◆ CHALLENGE: Each line below should be retyped exactly, with no pictures.

◆ RECORDED INFORMATION:

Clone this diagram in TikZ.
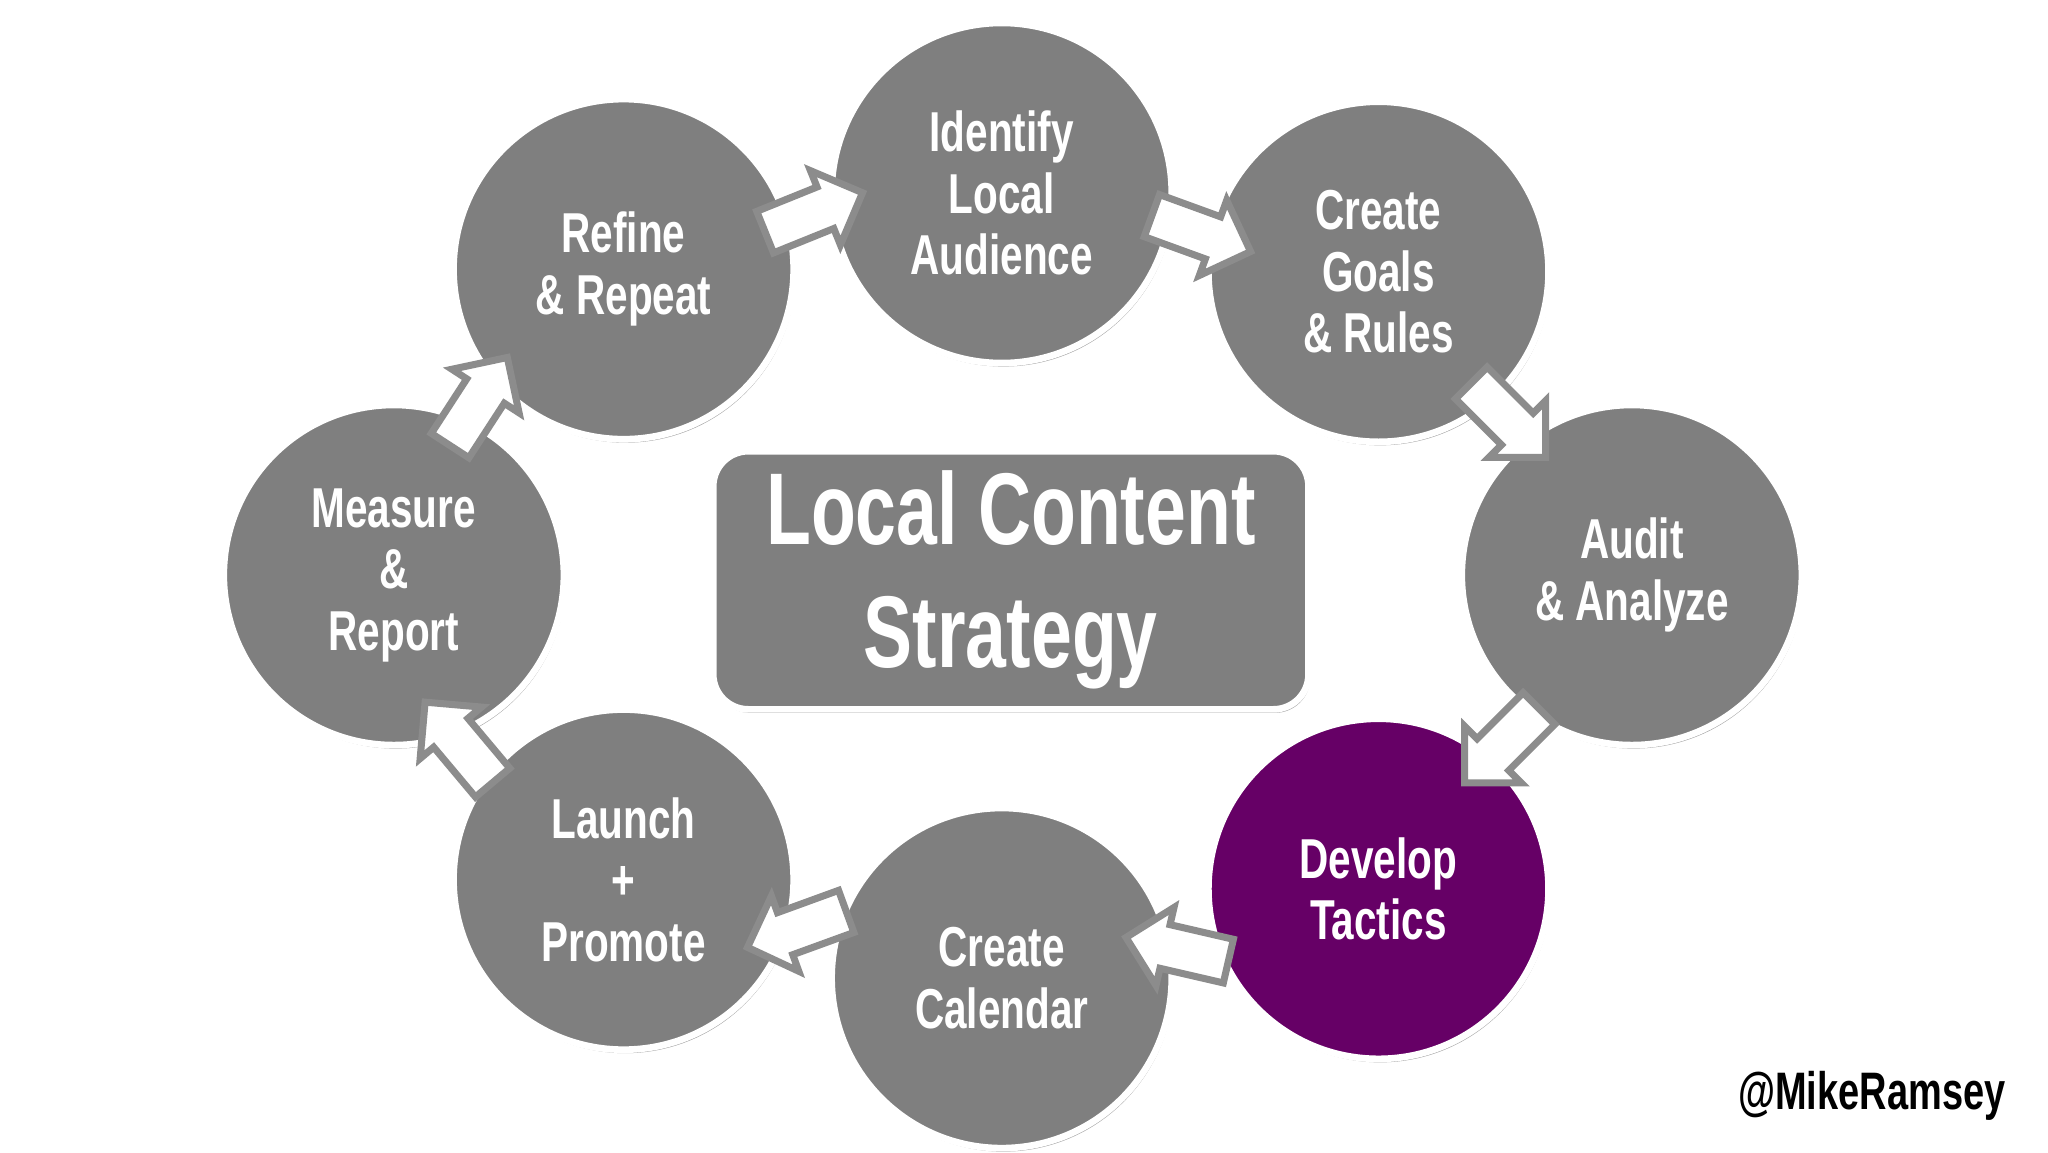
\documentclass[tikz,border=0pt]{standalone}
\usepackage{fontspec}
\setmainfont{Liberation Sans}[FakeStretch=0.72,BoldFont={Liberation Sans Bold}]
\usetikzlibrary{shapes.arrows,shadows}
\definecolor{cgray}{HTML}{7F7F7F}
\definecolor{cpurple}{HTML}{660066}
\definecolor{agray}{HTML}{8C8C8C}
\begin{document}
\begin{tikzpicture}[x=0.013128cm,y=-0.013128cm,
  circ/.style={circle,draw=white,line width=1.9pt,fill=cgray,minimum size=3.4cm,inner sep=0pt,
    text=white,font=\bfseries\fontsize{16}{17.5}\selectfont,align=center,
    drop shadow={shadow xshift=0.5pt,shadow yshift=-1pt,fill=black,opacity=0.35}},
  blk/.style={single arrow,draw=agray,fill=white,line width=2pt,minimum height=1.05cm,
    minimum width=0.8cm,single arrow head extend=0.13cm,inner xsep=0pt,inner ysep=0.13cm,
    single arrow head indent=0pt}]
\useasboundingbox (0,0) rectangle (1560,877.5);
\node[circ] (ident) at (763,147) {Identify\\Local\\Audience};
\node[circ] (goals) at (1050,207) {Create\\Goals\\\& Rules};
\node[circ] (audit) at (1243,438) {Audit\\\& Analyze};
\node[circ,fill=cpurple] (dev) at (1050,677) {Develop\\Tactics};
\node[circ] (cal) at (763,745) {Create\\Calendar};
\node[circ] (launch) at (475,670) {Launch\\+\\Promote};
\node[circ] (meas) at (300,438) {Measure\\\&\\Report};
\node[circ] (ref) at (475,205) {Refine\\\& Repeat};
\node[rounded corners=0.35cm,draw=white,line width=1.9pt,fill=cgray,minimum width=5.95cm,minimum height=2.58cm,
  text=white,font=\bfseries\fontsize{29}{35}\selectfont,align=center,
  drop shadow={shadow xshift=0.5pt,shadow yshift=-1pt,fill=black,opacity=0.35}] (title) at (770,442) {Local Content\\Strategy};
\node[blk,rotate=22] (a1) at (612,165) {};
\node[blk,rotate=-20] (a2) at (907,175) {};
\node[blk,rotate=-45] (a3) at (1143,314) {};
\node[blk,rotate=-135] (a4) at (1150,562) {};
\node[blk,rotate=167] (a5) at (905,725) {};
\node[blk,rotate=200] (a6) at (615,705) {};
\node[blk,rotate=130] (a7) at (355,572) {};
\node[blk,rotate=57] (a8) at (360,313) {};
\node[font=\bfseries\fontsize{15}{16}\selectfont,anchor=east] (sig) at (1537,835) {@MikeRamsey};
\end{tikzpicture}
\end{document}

◆ FULL ANSWER:
Clone this diagram in TikZ.
\documentclass[tikz,border=0pt]{standalone}
\usepackage{fontspec}
\setmainfont{Liberation Sans}[FakeStretch=0.72,BoldFont={Liberation Sans Bold}]
\usetikzlibrary{shapes.arrows,shadows}
\definecolor{cgray}{HTML}{7F7F7F}
\definecolor{cpurple}{HTML}{660066}
\definecolor{agray}{HTML}{8C8C8C}
\begin{document}
\begin{tikzpicture}[x=0.013128cm,y=-0.013128cm,
  circ/.style={circle,draw=white,line width=1.9pt,fill=cgray,minimum size=3.4cm,inner sep=0pt,
    text=white,font=\bfseries\fontsize{16}{17.5}\selectfont,align=center,
    drop shadow={shadow xshift=0.5pt,shadow yshift=-1pt,fill=black,opacity=0.35}},
  blk/.style={single arrow,draw=agray,fill=white,line width=2pt,minimum height=1.05cm,
    minimum width=0.8cm,single arrow head extend=0.13cm,inner xsep=0pt,inner ysep=0.13cm,
    single arrow head indent=0pt}]
\useasboundingbox (0,0) rectangle (1560,877.5);
\node[circ] (ident) at (763,147) {Identify\\Local\\Audience};
\node[circ] (goals) at (1050,207) {Create\\Goals\\\& Rules};
\node[circ] (audit) at (1243,438) {Audit\\\& Analyze};
\node[circ,fill=cpurple] (dev) at (1050,677) {Develop\\Tactics};
\node[circ] (cal) at (763,745) {Create\\Calendar};
\node[circ] (launch) at (475,670) {Launch\\+\\Promote};
\node[circ] (meas) at (300,438) {Measure\\\&\\Report};
\node[circ] (ref) at (475,205) {Refine\\\& Repeat};
\node[rounded corners=0.35cm,draw=white,line width=1.9pt,fill=cgray,minimum width=5.95cm,minimum height=2.58cm,
  text=white,font=\bfseries\fontsize{29}{35}\selectfont,align=center,
  drop shadow={shadow xshift=0.5pt,shadow yshift=-1pt,fill=black,opacity=0.35}] (title) at (770,442) {Local Content\\Strategy};
\node[blk,rotate=22] (a1) at (612,165) {};
\node[blk,rotate=-20] (a2) at (907,175) {};
\node[blk,rotate=-45] (a3) at (1143,314) {};
\node[blk,rotate=-135] (a4) at (1150,562) {};
\node[blk,rotate=167] (a5) at (905,725) {};
\node[blk,rotate=200] (a6) at (615,705) {};
\node[blk,rotate=130] (a7) at (355,572) {};
\node[blk,rotate=57] (a8) at (360,313) {};
\node[font=\bfseries\fontsize{15}{16}\selectfont,anchor=east] (sig) at (1537,835) {@MikeRamsey};
\end{tikzpicture}
\end{document}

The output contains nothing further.